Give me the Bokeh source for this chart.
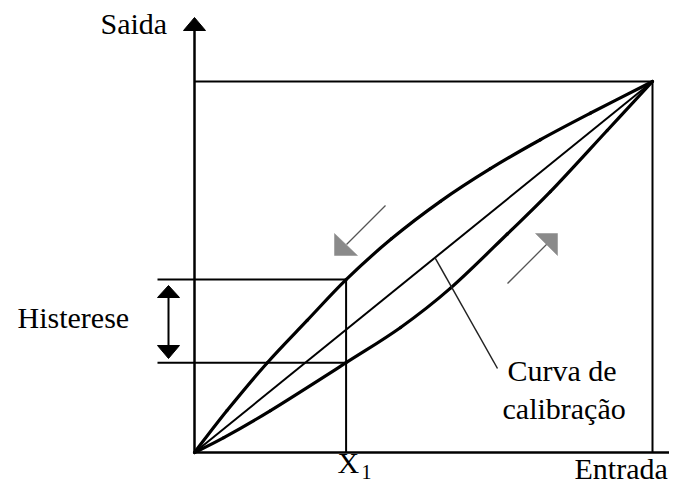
from bokeh.plotting import figure
from bokeh.embed import file_html
from bokeh.resources import INLINE
from bokeh.core.properties import value
from bokeh.models import Range1d

# ---- data (normalised input / output, 0..1) ----
# descending branch (upper curve)
desc_x = [0.0, 0.071, 0.159, 0.246, 0.331, 0.430, 0.537, 0.646, 0.755, 0.865, 1.0]
desc_y = [0.0, 0.113, 0.242, 0.356, 0.466, 0.576, 0.677, 0.765, 0.843, 0.915, 1.0]
# ascending branch (lower curve)
asc_x = [0.0, 0.064, 0.166, 0.331, 0.450, 0.559, 0.683, 0.777, 0.901, 1.0]
asc_y = [0.0, 0.040, 0.113, 0.242, 0.337, 0.443, 0.589, 0.703, 0.868, 1.0]
# calibration curve (straight line)
cal_x = [0.0, 1.0]
cal_y = [0.0, 1.0]
# hysteresis reading point
x1 = asc_x[3]
y_hi = desc_y[4]
y_lo = asc_y[3]

labels = {"y": "Saida", "x": "Entrada", "hyst": "Histerese",
          "cal1": "Curva de", "cal2": "calibração", "x1": "X", "x1sub": "1"}

# ---- layout (pixel mapping of the drawing) ----
OX, OY = 194.0, 452.0     # pixel of origin
SX, SY = 458.0, 371.0     # pixels per unit
W, H = 669, 485


def dx(px):
    return (px - OX) / SX


def dy(py):
    return (OY - py) / SY


def smooth_segments(xs, ys):
    """Catmull-Rom style bezier control points through the given points."""
    n = len(xs)
    P = list(zip(xs, ys))
    out = {k: [] for k in ("x0", "y0", "x1", "y1", "cx0", "cy0", "cx1", "cy1")}
    for i in range(n - 1):
        p0 = P[i - 1] if i > 0 else P[i]
        p1 = P[i]
        p2 = P[i + 1]
        p3 = P[i + 2] if i + 2 < n else P[i + 1]
        out["x0"].append(p1[0]); out["y0"].append(p1[1])
        out["x1"].append(p2[0]); out["y1"].append(p2[1])
        out["cx0"].append(p1[0] + (p2[0] - p0[0]) / 6.0)
        out["cy0"].append(p1[1] + (p2[1] - p0[1]) / 6.0)
        out["cx1"].append(p2[0] - (p3[0] - p1[0]) / 6.0)
        out["cy1"].append(p2[1] - (p3[1] - p1[1]) / 6.0)
    return out


p = figure(width=W, height=H, output_backend="svg", toolbar_location=None,
           x_range=Range1d(-OX / SX, (W - OX) / SX),
           y_range=Range1d((OY - H) / SY, OY / SY),
           x_axis_location=None, y_axis_location=None, min_border=0,
           outline_line_color=None, background_fill_color="white",
           border_fill_color="white")
p.grid.visible = False

K = "black"
# axes
p.line([0, 0], [0, dy(25)], line_color=K, line_width=2.5)
p.patch([-11 / SX, 0, 11 / SX], [dy(30), dy(17), dy(30)], fill_color=K, line_color=K)
p.line([0, dx(690)], [0, 0], line_color=K, line_width=2.5)

# box lines to the full-scale point
p.line([0, 1], [1, 1], line_color=K, line_width=2)
p.line([1, 1], [0, 1], line_color=K, line_width=2)

# curves
p.line(cal_x, cal_y, line_color=K, line_width=2)
p.bezier(**smooth_segments(desc_x, desc_y), line_color=K,
         line_width=3.2, line_cap="round")
p.bezier(**smooth_segments(asc_x, asc_y), line_color=K,
         line_width=3.2, line_cap="round")

# X1 vertical and hysteresis horizontals
p.line([x1, x1], [0, y_hi], line_color=K, line_width=2)
p.line([dx(157), x1], [y_hi, y_hi], line_color=K, line_width=2)
p.line([dx(157), x1], [y_lo, y_lo], line_color=K, line_width=2)

# double arrow
ax = dx(168)
hw = 11 / SX
p.line([ax, ax], [dy(296), dy(346)], line_color=K, line_width=2)
p.patch([ax - hw, ax, ax + hw], [dy(297), dy(285), dy(297)], fill_color=K, line_color=K)
p.patch([ax - hw, ax, ax + hw], [dy(345), dy(358), dy(345)], fill_color=K, line_color=K)

# direction arrows (gray heads)
G = "#555555"
p.line([dx(385), dx(346)], [dy(205), dy(244)], line_color=G, line_width=1.3)
p.patch([dx(334), dx(334), dx(357)], [dy(233), dy(255), dy(255)],
        fill_color="#8a8a8a", line_color="#8a8a8a", line_width=0.5)
p.line([dx(507), dx(547)], [dy(283), dy(243)], line_color=G, line_width=1.3)
p.patch([dx(535), dx(557), dx(557)], [dy(233), dy(233), dy(255)],
        fill_color="#8a8a8a", line_color="#8a8a8a", line_width=0.5)

# leader line to calibration curve
p.line([0.525, dx(497)], [0.525, dy(368)], line_color="#222222", line_width=1.5)

# texts
F = value("Liberation Serif, DejaVu Serif, serif")


def label(px, py, txt, size=30):
    # baseline correction for the renderer's text placement
    off = size / 3.0
    p.text([dx(px)], [dy(py - off)], text=[txt], text_font=F,
           text_font_size=value(f"{size}px"),
           text_color=K, text_baseline="alphabetic", text_align="left")


label(100, 33, labels["y"])
label(574, 478, labels["x"])
label(17, 327, labels["hyst"])
label(507, 380, labels["cal1"])
label(502, 418, labels["cal2"])
label(337, 472, labels["x1"])
label(361, 478, labels["x1sub"], 20)

open("out.html", "w").write(file_html(p, INLINE))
-.-.-
▶ **WHAT YOU NEED TO DO**: Go from the first line of the listing to the line holding "return (OY - py) / SY" and, please, transcribe those lines exactly, both included, with no pictures.

▶ **TASK RESULT**:
Give me the Bokeh source for this chart.
from bokeh.plotting import figure
from bokeh.embed import file_html
from bokeh.resources import INLINE
from bokeh.core.properties import value
from bokeh.models import Range1d

# ---- data (normalised input / output, 0..1) ----
# descending branch (upper curve)
desc_x = [0.0, 0.071, 0.159, 0.246, 0.331, 0.430, 0.537, 0.646, 0.755, 0.865, 1.0]
desc_y = [0.0, 0.113, 0.242, 0.356, 0.466, 0.576, 0.677, 0.765, 0.843, 0.915, 1.0]
# ascending branch (lower curve)
asc_x = [0.0, 0.064, 0.166, 0.331, 0.450, 0.559, 0.683, 0.777, 0.901, 1.0]
asc_y = [0.0, 0.040, 0.113, 0.242, 0.337, 0.443, 0.589, 0.703, 0.868, 1.0]
# calibration curve (straight line)
cal_x = [0.0, 1.0]
cal_y = [0.0, 1.0]
# hysteresis reading point
x1 = asc_x[3]
y_hi = desc_y[4]
y_lo = asc_y[3]

labels = {"y": "Saida", "x": "Entrada", "hyst": "Histerese",
          "cal1": "Curva de", "cal2": "calibração", "x1": "X", "x1sub": "1"}

# ---- layout (pixel mapping of the drawing) ----
OX, OY = 194.0, 452.0     # pixel of origin
SX, SY = 458.0, 371.0     # pixels per unit
W, H = 669, 485


def dx(px):
    return (px - OX) / SX


def dy(py):
    return (OY - py) / SY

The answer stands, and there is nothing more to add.